2 Dans l’ex-Région Languedoc-Roussillon, une Agence méditerranéenne de l’environnement (AME) a précocement été créée en 1992, à la suite d’un accord électoral entre Jacques Blanc et trois élus Verts dont le soutien lui était nécessaire pour être élu président. L’Agence a mené une politique active jusqu’à sa dissolution en 2004 par le nouveau Président de Région Georges Frêche (Michel, 2012).

3 « Appel de Narbonne » du 15 novembre 2018 (400 signataires : acteurs publics, entreprises…) ; contre proposition à la PPE portée par une alliance des régions Bretagne, Occitanie, PACA et Pays de la Loire.

1.3. La climatisation des politiques sectorielles sur le territoire Occitanie

On voit à la lecture des différents chapitres de ce CROCC_2021, que de très nombreux secteurs intègrent les effets et les enjeux du changement climatique : eau, tourisme, littoral, mobilité, biodiversité, etc. On parlera donc d’une climatisation de ces politiques sectorielles, dans la mesure où de nombreux acteurs se sont « raccrochés à cette question en formulant leurs centres d’intérêts en termes climatiques » (Foyer, 2016). La climatisation renvoie ainsi à une dynamique qui vient souvent redéfinir des politiques existantes au nom du changement climatique, tout en les faisant évoluer plus ou moins : qu’il s’agisse de repenser le modèle touristique de la montagne et du littoral, de repenser les politiques de mobilité (vélo, trains, etc.), l’enjeu climatique impacte fortement ces différents domaines d’action.

Si on prend l’exemple littoral, l’ancienne Région Languedoc- Roussillon a été pionnière dans la gouvernance des risques d’érosion et de submersion marine. La Mission interministérielle à l’aménagement du littoral (MIAL) installée en 2000 a posé de nouveaux principes remettant en question le paradigme de la lutte contre la mer au profit d’une gestion douce et de la relocalisation des activités menacées (MIAL, 2003). Elle a structuré une communauté régionale experte – EID, BRGM, Universités de Montpellier et Perpignan…- qui a développé études et opérations durant une dizaine d’années en ce sens dans le cadre des contrats de projet État Région (CPER). La politisation de l’élévation du niveau de la mer liée au changement climatique, objectivée sur le territoire régional par les travaux de cette communauté experte, a donné une nouvelle visibilité aux enjeux littoraux et conforté leur statut de problème public nécessitant une politique d’anticipation.

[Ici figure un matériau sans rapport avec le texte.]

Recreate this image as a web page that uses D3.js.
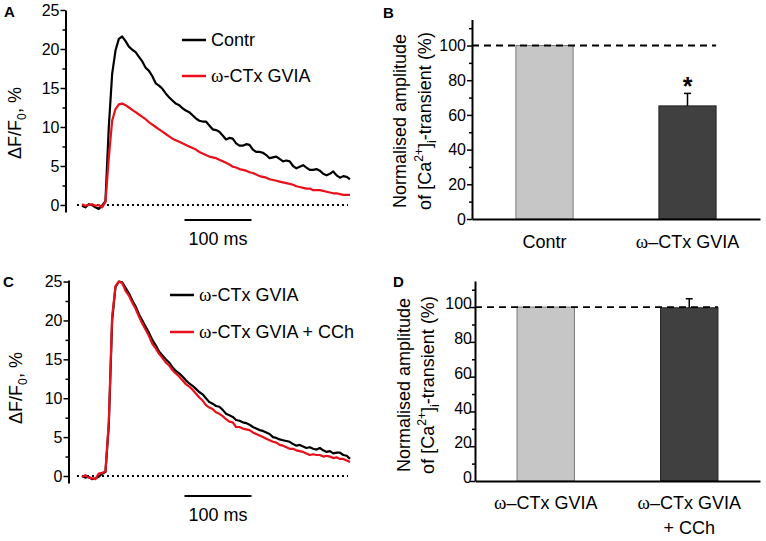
<!DOCTYPE html>
<html>
<head>
<meta charset="utf-8">
<script src="https://cdn.jsdelivr.net/npm/d3@7"></script>
<style>
  body { margin: 0; background: #fff; }
  svg { display: block; }
</style>
</head>
<body>
<script>
// ---- data ----
// time grid of the traces (ms, from start of record)
const sampleMs = [0,5,10,15,20,25,30,35,40,45,50,55,60,65,70,75,80,85,90,95,
  100,105,110,115,120,125,130,135,140,145,150,155,160,165,170,175,180,185,190,195,
  200,205,210,215,220,225,230,235,240,245,250,255,260,265,270,275,280,285,290,295,
  300,305,310,315,320,325,330,335,340,345,350,355,360,365,370,375,380,385,390,395,400];

// panel A, dF/F0 (%)
const contrA = [-0.1,-0.3,0.1,0.0,-0.3,-0.5,-0.1,0.5,10.0,16.8,
  19.8,21.3,21.6,21.0,20.3,19.9,19.6,19.0,18.4,17.6,
  17.2,16.5,15.6,15.3,14.9,14.3,13.8,13.4,13.0,12.8,
  12.4,12.1,11.9,11.5,11.1,10.8,10.7,10.7,10.2,9.7,
  9.6,9.4,8.9,8.4,8.6,8.5,7.9,7.6,7.6,7.8,
  7.7,7.1,6.8,6.8,6.7,6.4,6.0,6.1,6.2,5.9,
  5.6,5.7,5.6,5.0,4.7,4.9,5.1,4.8,4.5,4.5,
  4.6,4.4,4.0,3.8,4.0,4.3,3.8,3.5,3.7,3.6,3.3];
const ctxA = [0.1,-0.1,0.0,0.1,-0.1,0.0,-0.3,0.4,6.0,10.8,
  12.3,12.9,13.0,12.8,12.5,12.2,11.9,11.6,11.3,11.0,
  10.6,10.3,10.0,9.7,9.4,9.1,8.8,8.5,8.3,8.1,
  7.9,7.7,7.5,7.3,7.1,6.8,6.6,6.4,6.2,6.1,
  6.0,5.8,5.6,5.4,5.2,4.9,4.8,4.6,4.5,4.4,
  4.2,4.1,3.9,3.7,3.6,3.5,3.3,3.2,3.1,3.0,
  2.9,2.8,2.7,2.6,2.4,2.3,2.2,2.1,2.1,1.9,
  1.9,1.9,1.8,1.7,1.6,1.5,1.5,1.4,1.3,1.3,1.3];

// panel C, dF/F0 (%)
const ctxC = [0.0,-0.2,-0.1,-0.4,-0.3,-0.1,0.3,0.5,6.5,20.0,
  24.3,25.0,24.9,24.2,23.5,22.6,21.8,20.8,20.0,19.2,
  18.4,17.5,16.8,16.0,15.5,15.0,14.6,14.0,13.5,13.2,
  12.8,12.3,11.9,11.6,11.2,10.8,10.5,10.0,9.5,9.3,
  9.0,8.9,8.5,8.0,7.8,7.6,7.2,7.1,6.9,6.8,
  6.6,6.3,6.1,5.9,5.8,5.6,5.4,5.0,4.9,4.7,
  4.6,4.5,4.4,4.1,3.9,4.0,3.8,3.6,3.7,3.5,
  3.4,3.6,3.3,3.1,3.2,2.9,3.0,3.0,2.7,2.6,2.2];
const ctxCchC = [-0.1,0.1,-0.2,-0.3,-0.4,0.3,0.4,0.6,7.0,20.5,
  24.4,25.0,24.8,23.8,23.2,22.3,21.5,20.5,19.6,18.8,
  18.0,17.0,16.4,15.7,15.2,14.6,14.2,13.6,13.2,12.8,
  12.3,11.8,11.5,11.1,10.6,10.1,9.7,9.1,8.8,8.6,
  8.2,8.0,7.7,7.3,7.0,6.9,6.3,6.3,6.1,6.0,
  5.9,5.6,5.4,5.2,5.0,4.8,4.6,4.4,4.3,4.0,
  3.9,3.7,3.5,3.5,3.3,3.2,3.1,2.9,2.7,2.8,
  2.7,2.7,2.5,2.6,2.5,2.3,2.4,2.2,2.2,2.0,1.8];

const zeroSpanMs = [-7.5, 397];
const scaleBarMs = [153, 253];
const traceTicks = [0,5,10,15,20,25];
const traceMinor = [2.5,7.5,12.5,17.5,22.5];

// bar panels, normalised amplitude (%)
const catsB = ["Contr", "ω–CTx GVIA"];
const meanB = [100, 65.2];
const semB = [0, 7.2];
const catsD = ["ω–CTx GVIA", "ω–CTx GVIA + CCh"];
const meanD = [100, 99.6];
const semD = [0, 5.2];
const ampTicks = [0,20,40,60,80,100];
const ampMinor = [10,30,50,70,90,110];
const barFills = ["#c6c6c6", "#404040"];
const barEdges = ["#7a7a7a", "#222"];

const FONT = "'Liberation Sans', Arial, Helvetica, sans-serif";
const SERIF = "'Liberation Serif', 'Times New Roman', serif";

const svg = d3.select("body").append("svg")
  .attr("width", 766).attr("height", 541)
  .style("font-family", FONT);

// writes label parts; parts: [text, kind] with kind "", "sub", "sup", "omega"
function richText(sel, parts, size){
  var shift = 0;
  parts.forEach(function(p){
    var t = sel.append("tspan").text(p[0]);
    var target = 0;
    if(p[1] == "sub") target = 0.3*size;
    if(p[1] == "sup") target = -0.45*size;
    if(target != shift) { t.attr("dy", target - shift); shift = target; }
    if(p[1] == "sub" || p[1] == "sup") t.attr("font-size", size*0.68);
    if(p[1] == "omega") t.attr("font-family", SERIF).attr("font-size", size*1.05);
  });
  if(shift != 0) sel.append("tspan").attr("dy", -shift).text("");
}

function styleAxis(ax){
  ax.select(".domain").attr("stroke-width", 2);
  ax.selectAll(".tick line").attr("stroke-width", 1.5);
  ax.selectAll("text").attr("font-family", FONT).attr("font-size", 16).attr("fill", "#000");
}

function tracePanel(cfg){
  var g = svg.append("g");
  var x = d3.scaleLinear().domain([0, 400]).range(cfg.xRange);
  var y = d3.scaleLinear().domain(cfg.yDomain).range(cfg.yRange);

  // dotted zero level
  g.append("line")
    .attr("x1", x(zeroSpanMs[0])).attr("x2", x(zeroSpanMs[1]))
    .attr("y1", y(0)).attr("y2", y(0))
    .attr("stroke", "#000").attr("stroke-width", 2)
    .attr("stroke-dasharray", "2,3");

  var ax = g.append("g")
    .attr("transform", "translate(" + cfg.axisX + ",0)")
    .call(d3.axisLeft(y).tickValues(traceTicks).tickSize(5).tickPadding(1).tickSizeOuter(0));
  styleAxis(ax);
  g.append("g")
    .attr("transform", "translate(" + cfg.axisX + ",0)")
    .call(d3.axisLeft(y).tickValues(traceMinor).tickSize(3).tickFormat(""))
    .call(a => a.select(".domain").remove())
    .selectAll(".tick line").attr("stroke-width", 1.5);

  var line = d3.line().x((d, i) => x(sampleMs[i])).y(d => y(d));
  cfg.series.forEach(function(s){
    g.append("path").datum(s.values)
      .attr("d", line)
      .attr("fill", "none")
      .attr("stroke", s.color)
      .attr("stroke-width", 2.2)
      .attr("stroke-linejoin", "round");
  });

  // legend
  cfg.series.forEach(function(s, i){
    var ly = cfg.legendY[i];
    g.append("line")
      .attr("x1", cfg.legendX).attr("x2", cfg.legendX + 24)
      .attr("y1", ly).attr("y2", ly)
      .attr("stroke", s.color).attr("stroke-width", 2.5);
    var t = g.append("text")
      .attr("x", cfg.legendX + 29).attr("y", ly + 6)
      .attr("font-size", 18);
    richText(t, s.label, 18);
  });

  // scale bar
  g.append("line")
    .attr("x1", x(scaleBarMs[0])).attr("x2", x(scaleBarMs[1]))
    .attr("y1", cfg.scaleBarY).attr("y2", cfg.scaleBarY)
    .attr("stroke", "#000").attr("stroke-width", 2);
  g.append("text")
    .attr("x", x((scaleBarMs[0] + scaleBarMs[1]) / 2))
    .attr("y", cfg.scaleBarY + 25)
    .attr("text-anchor", "middle").attr("font-size", 18)
    .text((scaleBarMs[1] - scaleBarMs[0]) + " ms");

  // y label
  var yl = g.append("text")
    .attr("transform", "translate(" + cfg.yLabelPos[0] + "," + cfg.yLabelPos[1] + ") rotate(-90)")
    .attr("text-anchor", "middle").attr("font-size", 18);
  richText(yl, [["ΔF/F", ""], ["0", "sub"], [", %", ""]], 18);

  g.append("text").attr("x", cfg.letterPos[0]).attr("y", cfg.letterPos[1])
    .attr("font-weight", "bold").attr("font-size", 15).text(cfg.letter);
}

function barPanel(cfg){
  var g = svg.append("g");
  var y = d3.scaleLinear().domain([0, 115]).range(cfg.yRange);
  var x = d3.scaleBand().domain(cfg.cats).range(cfg.xRange)
    .paddingInner(0.6).paddingOuter(cfg.padOuter);

  // bars
  g.selectAll(".bar").data(cfg.means).enter()
    .append("rect")
    .attr("class", "bar")
    .attr("x", (d, i) => x(cfg.cats[i]))
    .attr("width", x.bandwidth())
    .attr("y", d => y(d))
    .attr("height", d => y(0) - y(d))
    .attr("fill", (d, i) => barFills[i])
    .attr("stroke", (d, i) => barEdges[i])
    .attr("stroke-width", 1);

  // error bars (upper only)
  cfg.means.forEach(function(m, i){
    if(cfg.sem[i] <= 0) return;
    var cx = x(cfg.cats[i]) + x.bandwidth() / 2;
    g.append("line").attr("x1", cx).attr("x2", cx)
      .attr("y1", y(m)).attr("y2", y(m + cfg.sem[i]))
      .attr("stroke", "#000").attr("stroke-width", 1.5);
    g.append("line").attr("x1", cx - 3.5).attr("x2", cx + 3.5)
      .attr("y1", y(m + cfg.sem[i])).attr("y2", y(m + cfg.sem[i]))
      .attr("stroke", "#000").attr("stroke-width", 1.5);
    if(cfg.star[i]){
      g.append("text").attr("x", cx).attr("y", y(m + cfg.sem[i]) + 2)
        .attr("text-anchor", "middle").attr("font-weight", "bold")
        .attr("font-size", 25).text("*");
    }
  });

  // dashed 100 % line
  var last = cfg.cats[cfg.cats.length - 1];
  g.append("line")
    .attr("x1", cfg.xRange[0]).attr("x2", x(last) + x.bandwidth())
    .attr("y1", y(100)).attr("y2", y(100))
    .attr("stroke", "#000").attr("stroke-width", 1.8)
    .attr("stroke-dasharray", "7,5");

  // axes
  var ax = g.append("g")
    .attr("transform", "translate(" + cfg.xRange[0] + ",0)")
    .call(d3.axisLeft(y).tickValues(ampTicks).tickSize(5).tickPadding(1).tickSizeOuter(0));
  styleAxis(ax);
  if(cfg.labelsOnTick){
    ax.selectAll(".tick text").attr("x", -3).attr("dy", "0.1em");
  }
  g.append("g")
    .attr("transform", "translate(" + cfg.xRange[0] + ",0)")
    .call(d3.axisLeft(y).tickValues(ampMinor).tickSize(3).tickFormat(""))
    .call(a => a.select(".domain").remove())
    .selectAll(".tick line").attr("stroke-width", 1.5);

  var bx = g.append("g")
    .attr("transform", "translate(0," + y(0) + ")")
    .call(d3.axisBottom(x).tickSize(0).tickFormat("").tickSizeOuter(0));
  bx.select(".domain").attr("stroke-width", 2);

  // category labels
  cfg.cats.forEach(function(c, i){
    var cx = x(c) + x.bandwidth() / 2;
    cfg.catLines[i].forEach(function(parts, k){
      var t = g.append("text").attr("x", cx).attr("y", cfg.catY + k * 25)
        .attr("text-anchor", "middle").attr("font-size", 18);
      richText(t, parts, 18);
    });
  });

  // y label, two lines
  g.append("text")
    .attr("transform", "translate(" + cfg.yLabelX[0] + "," + cfg.yLabelMid + ") rotate(-90)")
    .attr("text-anchor", "middle").attr("font-size", 18)
    .text("Normalised amplitude");
  var l2 = g.append("text")
    .attr("transform", "translate(" + cfg.yLabelX[1] + "," + cfg.yLabelMid + ") rotate(-90)")
    .attr("text-anchor", "middle").attr("font-size", 18);
  richText(l2, [["of [Ca", ""], ["2+", "sup"], ["]", ""], ["i", "sub"], ["-transient (%)", ""]], 18);

  g.append("text").attr("x", cfg.letterPos[0]).attr("y", cfg.letterPos[1])
    .attr("font-weight", "bold").attr("font-size", 15).text(cfg.letter);
}

tracePanel({
  letter: "A", letterPos: [4, 17],
  xRange: [82, 350], yDomain: [-0.9, 25], yRange: [212, 10], axisX: 65.5,
  series: [
    { values: contrA, color: "#000", label: [["Contr", ""]] },
    { values: ctxA, color: "#e8101a", label: [["ω", "omega"], ["-CTx GVIA", ""]] }
  ],
  legendX: 182, legendY: [40, 76],
  scaleBarY: 220, yLabelPos: [21, 123]
});

tracePanel({
  letter: "C", letterPos: [3, 287],
  xRange: [82, 350], yDomain: [-0.9, 25.2], yRange: [483, 280], axisX: 68.5,
  series: [
    { values: ctxC, color: "#000", label: [["ω", "omega"], ["-CTx GVIA", ""]] },
    { values: ctxCchC, color: "#e8101a", label: [["ω", "omega"], ["-CTx GVIA + CCh", ""]] }
  ],
  legendX: 170, legendY: [295, 332],
  scaleBarY: 496, yLabelPos: [22, 388]
});

barPanel({
  letter: "B", letterPos: [383, 18],
  cats: catsB, means: meanB, sem: semB, star: [false, true],
  yRange: [219, 19.5], xRange: [472, 760], padOuter: 0.307,
  catLines: [[[["Contr", ""]]], [[["ω", "omega"], ["–CTx GVIA", ""]]]],
  catY: 248, labelsOnTick: false,
  yLabelX: [406, 431], yLabelMid: 121
});

barPanel({
  letter: "D", letterPos: [393, 287],
  cats: catsD, means: meanD, sem: semD, star: [false, false],
  yRange: [481, 281], xRange: [475, 760], padOuter: 0.293,
  catLines: [[[["ω", "omega"], ["–CTx GVIA", ""]]],
             [[["ω", "omega"], ["–CTx GVIA", ""]], [["+ CCh", ""]]]],
  catY: 509, labelsOnTick: true,
  yLabelX: [410, 434], yLabelMid: 385
});
</script>
</body>
</html>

Elle a accompagné la requalification du problème de l’érosion comme risque « anticipable » dont la solution doit passer par la recomposition spatiale des territoires littoraux, doctrine entérinée par la publication de la Stratégie régionale de gestion intégrée du trait de côte (SRGITC) de la Région Occitanie publié en 2018 par l’État (Barone et Michel, 2021).